The Mod of 1927 could again be counted as a success as the mixed choir, the ladies choir, the soloists and the violinist gained between them no less than 12 prizes. The following Mod was in Inverness and for the Choir the long journey was well worthwhile as one of its members, J.C.M. Campbell, surely one of the greatest Gaelic singers ever to draw breath, won the Mod Gold Medal, in addition to which, he also with his wife won the Duet Competition.
1932 saw the Choir back at Fort William where Miss Kirsty Maclennan, who won a number of Mod Competitions, won the Oban & Lorne Medal. In 1934 at Oban, success came for choir member Mrs Lowe who won the first prize for singing in the “Song with Clarsach Accompaniment” competition.
In 1935 the Choir sang on the soundtrack of the film “Eriskay”. A review of the film was held at Londonderry House on 30th April 1935. Soloists from the Choir were Miss Molly Wilson and Alex MacRae. Also taking part was a young pianist from the Isle of Lewis, Duncan M. Morison and the tenor, Sidney MacEwen, both on the threshold of famous careers. During the period of their time in London both appeared with the Choir on a number of occasions.
In addition to the National Mods the Choir and its soloists regularly appeared in the Gaelic Society of London’s local Mods. These were first run in 1913 and were continued (with wartime breaks) up to 1976. These local Mods were without any doubt very useful as a good training ground for the National Mod.

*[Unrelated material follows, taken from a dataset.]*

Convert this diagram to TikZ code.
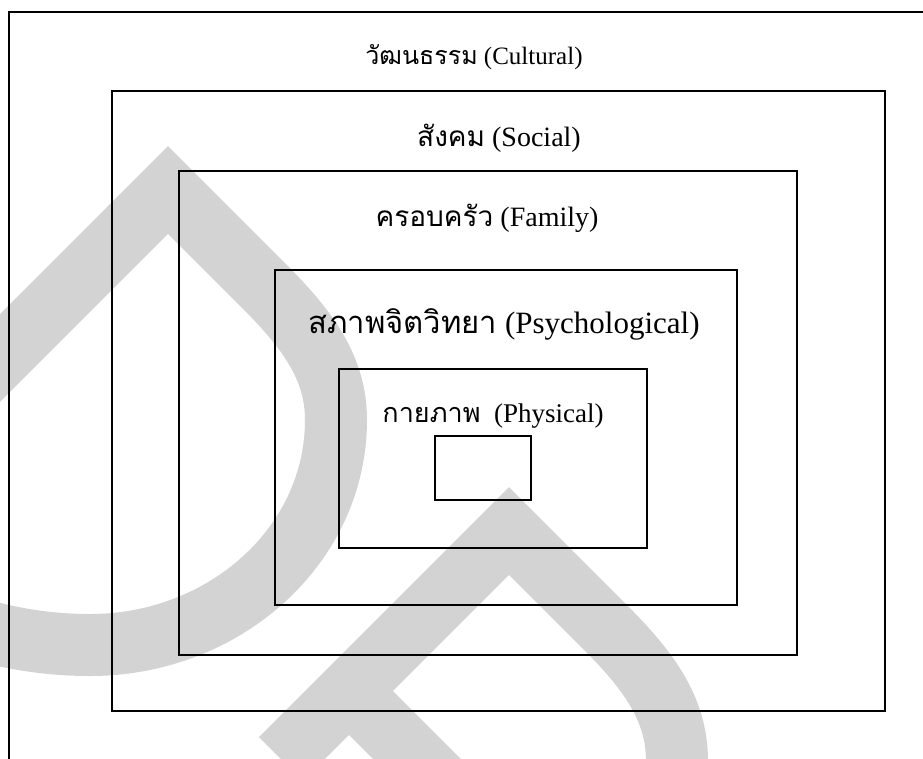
\documentclass[tikz,border=0pt]{standalone}
\usepackage{fontspec}
\setmainfont{Liberation Serif}
\newfontfamily\thaifont[Script=Thai]{Loma}
\definecolor{wm}{RGB}{211,211,211}
\tikzset{
  layer/.style={draw=black, line width=2pt, rectangle, inner sep=0pt, outer sep=0pt},
  lbl/.style={anchor=base, inner sep=0pt, text=black},
  markstroke/.style={draw=wm, line width=62pt, line join=miter, miter limit=10},
}
\begin{document}
\begin{tikzpicture}[x=1pt,y=-1pt]
\useasboundingbox (0,0) rectangle (923,758);
\clip (0,0) rectangle (923,758);
\fill[white] (0,0) rectangle (923,758);
% watermark
\foreach \dx/\dy in {0/0, 341/341} {
  \draw[markstroke, shift={(\dx,\dy)}] (-60,418) -- (168,190) -- (265,287)
    .. controls (310,332) and (336,370) .. (336,420)
    .. controls (336,545) and (225,645) .. (90,645)
    .. controls (30,645) and (-20,632) .. (-60,615);
}
\draw[markstroke] (349,691) -- (470,812);
% boxes
\node[layer, minimum width=951pt, minimum height=788pt, anchor=north west] (cultural) at (9,12) {};
\node[layer, minimum width=773pt, minimum height=620pt] (social) at (498.5,401) {};
\node[layer, minimum width=618pt, minimum height=484pt] (family) at (488,413) {};
\node[layer, minimum width=462pt, minimum height=335pt] (psych) at (506,437.5) {};
\node[layer, minimum width=308pt, minimum height=179pt] (physical) at (493,458.5) {};
\node[layer, minimum width=96pt, minimum height=64pt] (core) at (483,468) {};
% labels
\node[lbl, font=\fontsize{25}{30}\selectfont] (tcultural) at (474,64) {{\thaifont วัฒนธรรม} (Cultural)};
\node[lbl, font=\fontsize{28}{32}\selectfont] (tsocial) at (499,146) {{\thaifont สังคม} (Social)};
\node[lbl, font=\fontsize{28}{32}\selectfont] (tfamily) at (487,226) {{\thaifont ครอบครัว} (Family)};
\node[lbl, font=\fontsize{31}{36}\selectfont] (tpsych) at (504,333) {{\thaifont สภาพจิตวิทยา} (Psychological)};
\node[lbl, font=\fontsize{27}{32}\selectfont] (tphysical) at (493,422) {{\thaifont กายภาพ}\ \ (Physical)};
\end{tikzpicture}
\end{document}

As might be expected the choir was forced to close during the Second World War. Since the war, records are somewhat sketchy. The first conductor post war was Dr J Macdonald and who was succeeded in 1951 by Walter Ross, a schoolteacher and much loved conductor, for the next 20 years.
The Choir attended the Mods in Glasgow 1948, Inverness 1949, Dunoon 1950, Edinburgh 1951, Oban 1953 and of course there have been many since that date. In 1953 the Choir won the “Cuaich” for top marks in Gaelic. At this same Mod J.C.M. Campbell and his wife repeated their feat of 1928 by winning the duet competition, the winning of this prize twice was remarkable, but to do it after a gap of 24 years was downright astonishing. To top matters Walter Ross, the conductor, received the baton of John G. Sneddon (who had conducted the Oban Choir to success in 1905.)
During the 1950’s the Choir visited Brittany where they sang in the folk festival. They also sang on the film soundtracks of “Whisky Galore”, “Silver Darlings”, “Dark Island”, “Rockets Galore” and “The Isle of Skye”. Sir Compton Mackenzie, the author, became a Choir member although I suspect it was a non-singing role.
A young lady who achieved much success with the Choir and who appeared in concerts in America, was Kathy Kennedy, whose parents had both been Choir members.
The Gaelic Society of London in 1960 formed a Junior Choir, which appeared at the London Mods, in concerts, and made radio broadcasts. A number of its members were to graduate to the Senior Choir. The most notable of these was Alexandra Thompson, who from 1967 onwards won almost every prize going (with the exception of the Traditional). In 1972 at Inverness she created history by being the first person born outside of Scotland to win the Gold Medal.